I tend to become too absorbed in my work. This is part of my problem with asking for help. I am working on being more aware of time management in this respect.
I believe in teamwork and cooperation with other employees in the workplace. I demonstrate this by listening to the opinions of others respectfully. I try not to be an obstacle when there are disagreements, but try to work things out as much as possible.
I value respect and clarity between colleagues. I believe in transparent communication between employees and management and welcome feedback on my work performance and my teamwork in the office.
I value friendship with my team members, and I am thoughtful of others, as I would like them to be thoughtful of me.
I try to be helpful to co-workers, management and customers.
I am steadfast in my abilities to meet my deadlines within my work, and I am mindful about scheduling.

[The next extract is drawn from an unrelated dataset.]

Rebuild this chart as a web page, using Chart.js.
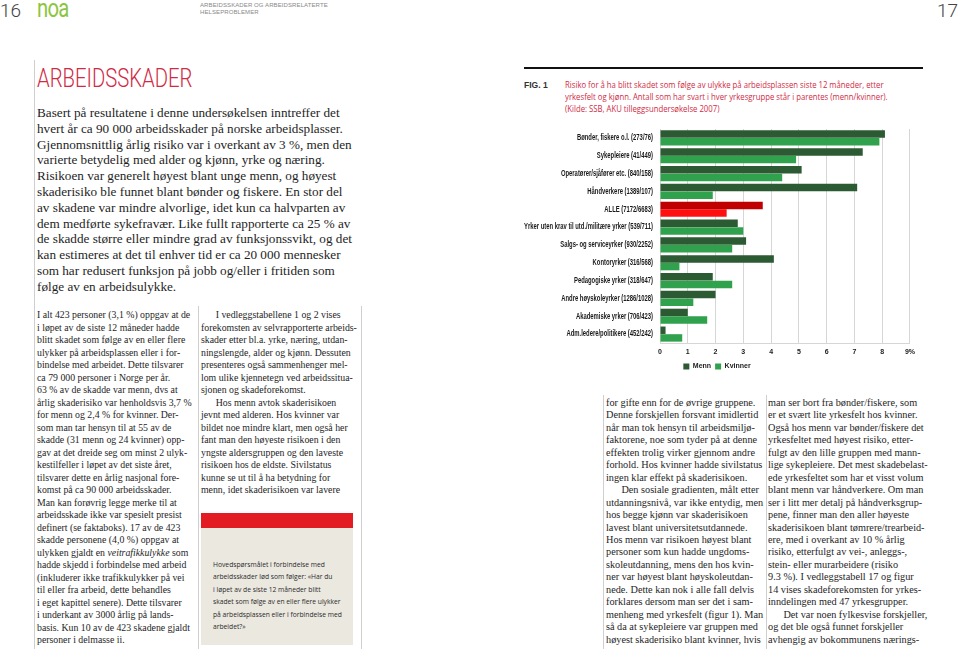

I am dedicated to my work, sometimes staying beyond office hours. However, I try to keep my work in perspective and I don’t let it affect my personal life. I try to maintain a work and life balance because this makes me a more effective and energized team member.
I am working on further education in the accounting field to become a more productive and knowledgeable team member for the company.
I am working toward an eventual role in management to further my career goals. To that end, I am taking evening classes for a bachelor’s degree in accounting. Ideally, I would like to stay with this company because I enjoy working with my team members and in the company environment. As a manager, I want to continue helping the company to grow by encouraging my team members to do their best. Currently, I would like to have more of a role that allows me to make decisions within the team. However, I will remain respectful of management with a willingness to learn from both team members and management.
Feedback on my self evaluation assessment:
I would appreciate any feedback from my coworkers and management about my self-assessment. I am always looking for ways to learn and grow as an employee and as a colleague.